There are a lot of hydration (aka “sport”) drinks out there, ranging from the common Gatorade to esoteric ones like Gleukos. All make claims around why they are the best thing around and why all the other drinks suck.
So, I thought I’d write a bit about my understanding of what makes a good drink and help you decode some of the labels out there.
The first thing that you need from a hydration drink is a sufficient calorie density. Most experts suggest 250 calories perhaps up to 350 calories per hour. So, you need a drink that has that many calories when mixed with a sufficient amount of liquid to make a reasonable dent in your hydration needs (sometimes you may need more or less water). That puts carbs in the 6% to 8% range. Drinks with fewer carbs don’t provide enough energy, and those with more don’t provide enough water.
Gastric Emptying & absorption
Once you have the sugar solution in your stomach, you need to get it absorbed into the bloodstream. The absorption of the water in the hydration drink is increased both by the presence of the sugar (within reason) and by the presence of electrolytes. Fructose is a bit different than other sugars in this respect – see later in the post for more info.
Sweetness is a primary factor in whether you drink enough to meet your energy and hydration needs. There are two important points here:
A sweetness that tastes good at rest is likely too sweet for a workout beverage, so you won’t drink enough of it…
The second point is the most important one. Sucrose (table sugar) is arbitrarily given a value of 100 on the sweetness scale. The good hydration drink makers use different sugars to give you a product that isn’t too sweet but still packs enough carbs.
Acclerade is primarly sweetened with sucrose but uses Trehalose (sweetness=45) to tone the sweetness down, and also a bit of citric acid to make it more sour.
Perpetuem is at the other end of the spectrum, using Maltodextrin, which doesn’t have much sweetness at all, and to be frank, has a bit of a weird taste to it.
There is some good research around the benefits of adding protein to hydration drinks. Accelerade claims that their 4:1 ratio (using whey protein) is the best, Hammer claims that their 7:1 ratio (using soy protein) is the best.
I like the protein, but it does make water bottles a bit messy. I soak mine full of water overnight to make them easier to clean, but you should still make sure never to put the lid on a dry bottle, lest it mold.

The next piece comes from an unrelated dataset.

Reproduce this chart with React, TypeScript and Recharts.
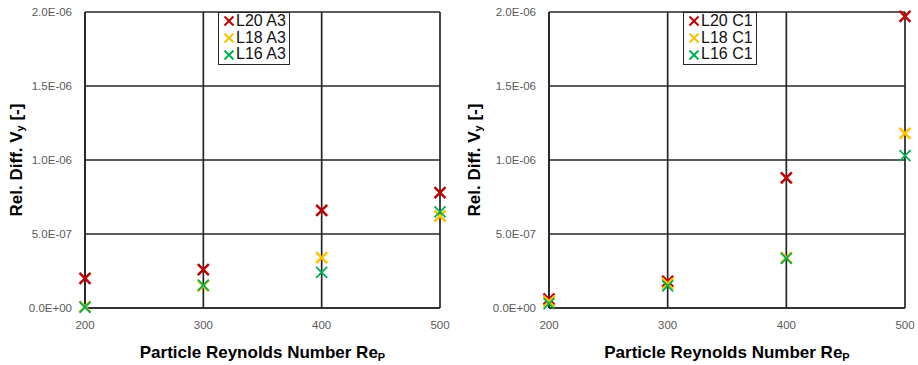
import React from 'react';
import {
  ScatterChart,
  Scatter,
  XAxis,
  YAxis,
  CartesianGrid,
} from 'recharts';

// Re_p values on the x axis
const reynolds = [200, 300, 400, 500];
const xTicks = [200, 300, 400, 500];
const yTicks = [0, 5e-7, 1e-6, 1.5e-6, 2e-6];

// left panel (A3)
const l20A3 = [2.0e-7, 2.6e-7, 6.6e-7, 7.8e-7];
const l18A3 = [1.0e-8, 1.5e-7, 3.4e-7, 6.2e-7];
const l16A3 = [5e-9, 1.55e-7, 2.4e-7, 6.5e-7];

// right panel (C1)
const l20C1 = [6e-8, 1.8e-7, 8.8e-7, 1.97e-6];
const l18C1 = [4.5e-8, 1.65e-7, 3.4e-7, 1.18e-6];
const l16C1 = [3e-8, 1.5e-7, 3.35e-7, 1.03e-6];

const RED = '#C00000';
const ORANGE = '#FFC000';
const GREEN = '#00B050';

const toPoints = (ys: number[]) => reynolds.map((x, i) => ({ x, y: ys[i] }));

const fmtExp = (v: number) => {
  const [m, e] = v.toExponential(1).split('e');
  const n = parseInt(e, 10);
  const sign = n < 0 ? '-' : '+';
  return `${m}E${sign}${String(Math.abs(n)).padStart(2, '0')}`;
};

const cross = (color: string, w: number) => (props: any) => {
  const { cx, cy } = props;
  const r = 5.5;
  return (
    <g>
      <line x1={cx - r} y1={cy - r} x2={cx + r} y2={cy + r} stroke={color} strokeWidth={w} />
      <line x1={cx - r} y1={cy + r} x2={cx + r} y2={cy - r} stroke={color} strokeWidth={w} />
    </g>
  );
};

type Series = { name: string; values: number[]; color: string; width: number };

const tickStyle = { fontFamily: 'Liberation Sans', fontSize: 11.5, fill: '#595959' };
const titleFont = 'Liberation Sans, Arial, sans-serif';
const GRID = '#262626';

const YTitle = (props: any) => {
  const { viewBox } = props;
  const cy = viewBox.y + viewBox.height / 2;
  const cx = 16;
  return (
    <text
      transform={`translate(${cx},${cy}) rotate(-90)`}
      textAnchor="middle"
      dominantBaseline="central"
      fontFamily={titleFont}
      fontWeight="bold"
      fontSize={17}
      fill="#000"
    >
      Rel. Diff. V<tspan fontSize={11} dy={4}>y</tspan>
      <tspan dy={-4}> [-]</tspan>
    </text>
  );
};

const XTitle = (props: any) => {
  const { viewBox } = props;
  const cx = viewBox.x + viewBox.width / 2;
  return (
    <text
      x={cx}
      y={358}
      textAnchor="middle"
      fontFamily={titleFont}
      fontWeight="bold"
      fontSize={17}
      fill="#000"
    >
      Particle Reynolds Number Re<tspan fontSize={11} dy={3}>P</tspan>
    </text>
  );
};

const LegendBox = ({ series, left }: { series: Series[]; left: number }) => (
  <div
    style={{
      position: 'absolute',
      left,
      top: 12,
      background: '#fff',
      border: `1.5px solid ${GRID}`,
      padding: '0px 3px 1px 4px',
      fontFamily: titleFont,
      fontSize: 16,
      lineHeight: '16.7px',
      color: '#111',
    }}
  >
    {series.map((s) => (
      <div key={s.name} style={{ display: 'flex', alignItems: 'center', whiteSpace: 'nowrap' }}>
        <svg width={12} height={12} style={{ marginRight: 1 }}>
          <line x1={1.5} y1={1.5} x2={10.5} y2={10.5} stroke={s.color} strokeWidth={2} />
          <line x1={1.5} y1={10.5} x2={10.5} y2={1.5} stroke={s.color} strokeWidth={2} />
        </svg>
        {s.name}
      </div>
    ))}
  </div>
);

const Panel = ({
  series,
  width,
  yAxisWidth,
  rightMargin,
  legendLeft,
}: {
  series: Series[];
  width: number;
  yAxisWidth: number;
  rightMargin: number;
  legendLeft: number;
}) => (
  <div style={{ position: 'relative', width, height: 365 }}>
    <ScatterChart
      width={width}
      height={365}
      margin={{ top: 12, right: rightMargin, left: 0, bottom: 0 }}
    >
      <CartesianGrid stroke={GRID} strokeWidth={1.7} />
      <XAxis
        type="number"
        dataKey="x"
        domain={[200, 500]}
        ticks={xTicks}
        height={57}
        tickLine={false}
        axisLine={{ stroke: GRID, strokeWidth: 1.7 }}
        tickMargin={7}
        tick={tickStyle}
        interval={0}
        label={{ content: XTitle }}
      />
      <YAxis
        type="number"
        dataKey="y"
        domain={[0, 2e-6]}
        ticks={yTicks}
        width={yAxisWidth}
        tickLine={false}
        axisLine={{ stroke: GRID, strokeWidth: 1.7 }}
        tickMargin={7}
        tick={tickStyle}
        tickFormatter={fmtExp}
        interval={0}
        label={{ content: YTitle }}
      />
      {series.map((s) => (
        <Scatter
          key={s.name}
          name={s.name}
          data={toPoints(s.values)}
          fill={s.color}
          shape={cross(s.color, s.width)}
          isAnimationActive={false}
        />
      ))}
    </ScatterChart>
    <LegendBox series={series} left={legendLeft} />
  </div>
);

const seriesA3: Series[] = [
  { name: 'L20 A3', values: l20A3, color: RED, width: 2.5 },
  { name: 'L18 A3', values: l18A3, color: ORANGE, width: 2.5 },
  { name: 'L16 A3', values: l16A3, color: GREEN, width: 1.8 },
];

const seriesC1: Series[] = [
  { name: 'L20 C1', values: l20C1, color: RED, width: 2.5 },
  { name: 'L18 C1', values: l18C1, color: ORANGE, width: 2.5 },
  { name: 'L16 C1', values: l16C1, color: GREEN, width: 1.8 },
];

export default function App() {
  return (
    <div
      style={{
        position: 'fixed',
        left: 0,
        top: 0,
        width: 918,
        height: 365,
        background: '#fff',
        display: 'flex',
      }}
    >
      <Panel series={seriesA3} width={458} yAxisWidth={85} rightMargin={18} legendLeft={218} />
      <Panel series={seriesC1} width={460} yAxisWidth={91} rightMargin={13} legendLeft={225} />
    </div>
  );
}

Electrolytes are added to hydration drinks to speed their absorption. They also can replace the electrolytes lost to sweat but aren’t usually present in amounts that will replace all the lost electrolytes, so you may need to supplement.
Simple or Complex carbs?
There is a lot of marketing out there on the advantages of complex carbs or glucose polymers over simpler sugars. I’m somewhat skeptical of the claims of benefits (other than their lack of sweetness) – maltodextrin is (for example) rapidly broken down into dextrose.
If you ride for long periods – say, more than 3 hours – it’s not unlikely to find yourself unable to stomach another swig of your drink. This is known as “food fatigue”, and is a good argument for a variety of foods rather than a single one.
Water by itself is bad for a few reasons.
Most obviously, water doesn’t have any caloric value, so it doesn’t help towards your energy needs. But there is a more important reason…
When you are sweating, your body is trying to maintain both your blood volume and the sodium concentration in your blood. If your blood volume goes down, you get thirsty, but if you drink plain water, that ends up diluting the sodium concentration in your blood, and your thirst is turned off.
Not to mention the fact that water is absorbed less quickly by itself, which may lead to a waterlogged (ie “sloshy”) feeling.
Now, if you’re using gels, solid food, or a concentrated drink, then when you add water, you get a good mixture, so that’s okay.
Fructose in drinks
Pre-mixed “original” Gatorade and powerade are both sweetened with high fructose corn syrup. Fructose is a bit of a weird sugar that has a couple of disadvantages:
First, it has a different absorption mechanism that limits how much you can absorb over time. If you get more than the amount that can be absorbed, the rest will be unabsorbed in your digestive tract, which can lead to the dreaded “GI difficulties” (typically diarrhea). Some people have fructose malabsorption which may make this worse.
Second, fructose gets processed through the liver, and is useful primarily in replacing liver glycogen rather than muscle glycogen.
In hydration drinks, the sweetness of fructose is also a severe disadvantage, and premixed gatorade is quite sweet but low on calorie density.
So, fructose is a bad choice as a primary sweetener, but not a problem as a secondary ingredient.
Powdered Gatorade does not have fructose, and their “endurance” formula is a combination of sucrose, glucose, and fructose, so those are likely better choices.
Fruit juice has (no surprise) a lot of fructose in it, and tends to be very sweet.